WHAT IS ASKED ▸
Copy out each line below that has the word "this" in it.

PROVIDED DATA ▸
↓↓↓
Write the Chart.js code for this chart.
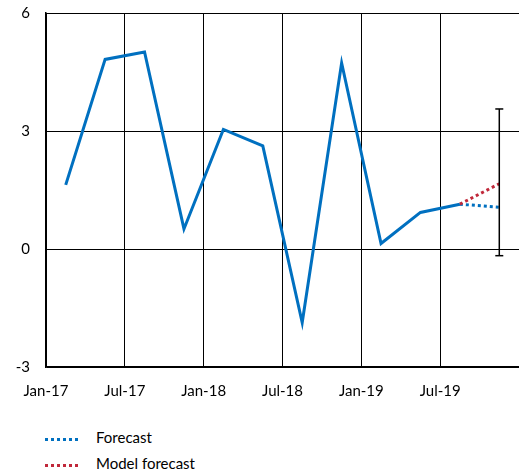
↑↑↑
↓↓↓
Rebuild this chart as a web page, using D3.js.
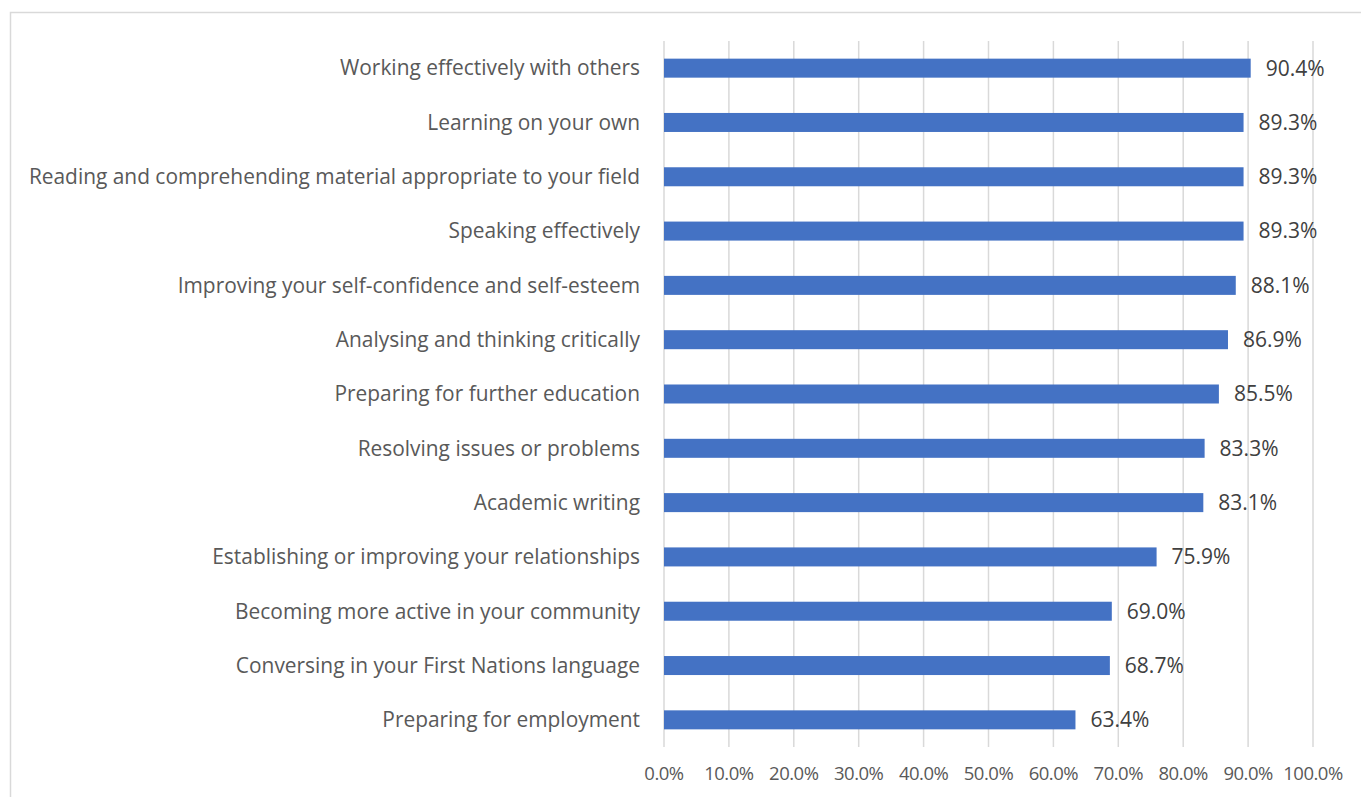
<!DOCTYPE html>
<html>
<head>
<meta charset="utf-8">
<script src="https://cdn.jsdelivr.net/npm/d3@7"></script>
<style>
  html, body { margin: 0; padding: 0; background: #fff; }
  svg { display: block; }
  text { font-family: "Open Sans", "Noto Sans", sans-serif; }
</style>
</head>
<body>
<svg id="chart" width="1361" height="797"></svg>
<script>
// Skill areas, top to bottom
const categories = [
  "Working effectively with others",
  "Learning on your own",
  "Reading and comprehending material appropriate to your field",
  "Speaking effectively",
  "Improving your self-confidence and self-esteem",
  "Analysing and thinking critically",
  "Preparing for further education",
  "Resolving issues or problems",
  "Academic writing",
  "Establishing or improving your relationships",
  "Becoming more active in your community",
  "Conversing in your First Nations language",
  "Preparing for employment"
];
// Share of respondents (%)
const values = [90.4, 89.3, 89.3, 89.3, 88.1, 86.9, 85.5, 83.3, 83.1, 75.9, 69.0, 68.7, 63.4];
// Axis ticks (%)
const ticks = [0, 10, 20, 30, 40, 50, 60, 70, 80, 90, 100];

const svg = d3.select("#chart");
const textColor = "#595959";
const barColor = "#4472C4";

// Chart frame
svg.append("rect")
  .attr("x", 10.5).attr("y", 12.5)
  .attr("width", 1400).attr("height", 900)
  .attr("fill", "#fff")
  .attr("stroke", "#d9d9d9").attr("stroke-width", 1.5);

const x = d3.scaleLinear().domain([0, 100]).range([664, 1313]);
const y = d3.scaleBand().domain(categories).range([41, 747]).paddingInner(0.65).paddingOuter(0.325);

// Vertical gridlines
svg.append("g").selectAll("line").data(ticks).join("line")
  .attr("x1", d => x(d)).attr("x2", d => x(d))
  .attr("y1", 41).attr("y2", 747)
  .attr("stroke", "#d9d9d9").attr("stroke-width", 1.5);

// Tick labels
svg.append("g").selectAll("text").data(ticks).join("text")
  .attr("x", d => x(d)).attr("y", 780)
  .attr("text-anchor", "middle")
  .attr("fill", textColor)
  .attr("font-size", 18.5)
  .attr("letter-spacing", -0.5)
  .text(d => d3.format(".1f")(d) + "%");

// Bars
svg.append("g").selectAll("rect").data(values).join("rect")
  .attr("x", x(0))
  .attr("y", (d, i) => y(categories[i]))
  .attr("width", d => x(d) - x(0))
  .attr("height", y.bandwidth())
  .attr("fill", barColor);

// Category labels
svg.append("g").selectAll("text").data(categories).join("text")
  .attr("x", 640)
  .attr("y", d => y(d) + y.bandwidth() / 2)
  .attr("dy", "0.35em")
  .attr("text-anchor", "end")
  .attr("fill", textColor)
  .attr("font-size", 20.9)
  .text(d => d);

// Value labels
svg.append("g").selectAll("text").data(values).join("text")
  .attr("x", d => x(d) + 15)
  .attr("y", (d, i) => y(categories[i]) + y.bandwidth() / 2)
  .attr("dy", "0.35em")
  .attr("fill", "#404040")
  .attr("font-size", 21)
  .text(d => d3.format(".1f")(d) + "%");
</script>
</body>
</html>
↑↑↑
EXERCISE RESULT ▸
Write the Chart.js code for this chart.
Rebuild this chart as a web page, using D3.js.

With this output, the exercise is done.